Une équipe sur place, à Port-au-Prince et à Chambellan, près de Jérémie, à la pointe sud-ouest de l’île, a sélectionné et financé le démarrage d’entreprise de 32 femmes, avec une enveloppe globale de 2 000 $.
Défiance à l’égard des organisations humanitaires internationales
Derrière toutes ces initiatives, la même idée : apporter un appui direct et ciblé en direction de ceux qui en ont le plus besoin, sans passer par les grandes organisations non gouvernementales (ONG) de l’aide humanitaire à qui on reproche de ventiler une bonne partie des dons reçus en frais de fonctionnement.
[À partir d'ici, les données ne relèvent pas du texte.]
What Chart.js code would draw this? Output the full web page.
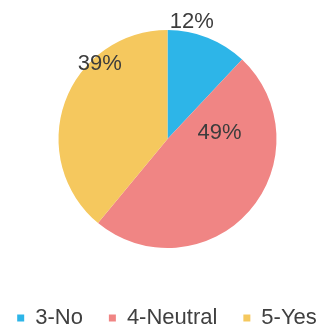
<!DOCTYPE html>
<html>
<head>
<meta charset="utf-8">
<script src="https://cdn.jsdelivr.net/npm/chart.js@4"></script>
<style>
  html, body { margin: 0; padding: 0; background: #fff; }
  #wrap { width: 331px; height: 331px; }
</style>
</head>
<body>
<div id="wrap"><canvas id="pie-chart"></canvas></div>
<script>
var categories = ['3-No', '4-Neutral', '5-Yes'];
var answers = [12, 49, 39];
var sliceColors = ['#2db5e8', '#f08584', '#f5c85e'];

// where each percent label sits: fraction along the slice angle, fraction of radius
var labelSpots = [
    { along: 0.27, out: 1.10 },
    { along: 0.23, out: 0.48 },
    { along: 0.70, out: 0.925 }
];

var percentLabels = {
    id: 'percentLabels',
    afterDatasetsDraw: function(chart) {
        var ctx = chart.ctx;
        var meta = chart.getDatasetMeta(0);
        var total = answers.reduce(function(a, b) { return a + b; }, 0);
        ctx.save();
        ctx.font = '22px "Liberation Sans", Arial, sans-serif';
        ctx.fillStyle = '#3c3c3c';
        ctx.textAlign = 'center';
        ctx.textBaseline = 'middle';
        meta.data.forEach(function(arc, i) {
            var p = arc.getProps(['x', 'y', 'startAngle', 'endAngle', 'outerRadius'], true);
            var spot = labelSpots[i];
            var a = p.startAngle + spot.along * (p.endAngle - p.startAngle);
            var r = spot.out * p.outerRadius;
            var txt = Math.round(answers[i] / total * 100) + '%';
            ctx.fillText(txt, p.x + Math.cos(a) * r, p.y + Math.sin(a) * r);
        });
        ctx.restore();
    }
};

// nudge the pie a little, the legend keeps its place
var pieShift = {
    id: 'pieShift',
    afterLayout: function(chart) {
        var a = chart.chartArea;
        a.left += 2; a.right += 2;
        a.top -= 1.5; a.bottom -= 1.5;
    }
};

new Chart(document.getElementById('pie-chart'), {
    type: 'pie',
    data: {
        labels: categories,
        datasets: [{
            data: answers,
            backgroundColor: sliceColors,
            borderWidth: 0
        }]
    },
    options: {
        responsive: true,
        maintainAspectRatio: false,
        animation: false,
        radius: 109,
        layout: { padding: { left: -17, right: -20, top: 0, bottom: 0 } },
        plugins: {
            legend: {
                position: 'bottom',
                maxHeight: 50,
                labels: {
                    boxWidth: 7,
                    boxHeight: 7,
                    padding: 26,
                    color: '#404040',
                    font: { family: '"Liberation Sans", Arial, sans-serif', size: 22 }
                }
            },
            tooltip: { enabled: false }
        }
    },
    plugins: [pieShift, percentLabels]
});
</script>
</body>
</html>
« Je préfère les petits canaux d’aide direct parce que si on donnait des fonds à ces organisations bureaucratisées, on risquerait de voir 80% de la somme partir dans les frais de transport et d’hôtel et, finalement, presque rien ne serait acheminé aux nécessiteux », relate M. Joseph qui évite les intermédiaires inutiles. « Je compte sur moi-même et le réseau familial sur place. On m’envoie des photos des produits distribués puis, ensuite seulement, on donne l’argent. »
Même préoccupation pour M. Fontaine : « On veut que les fonds aillent directement et entièrement aux Haïtiens. Pour cela, on a une équipe sur le terrain qui cible les bénéficiaires et s’assure qu’elles en font bon usage en leur demandant de produire un rapport au bout de quelques mois », explique-t-il.
« On a essayé de faire des liens avec les grandes organisations », affirme pour sa part M. Thomas, « mais elles ne bougent pas des villes à cause des kidnappings. C’est extrême dangereux. Sans compter les détournements de fonds de la Croix-Rouge ces dix dernières années depuis le précédent tremblement de terre. Il y une grosse perte de confiance de la diaspora pour aider Haïti. Alors en créant nos propres des liens avec des micro-organismes sur le terrain, on change la dynamique ».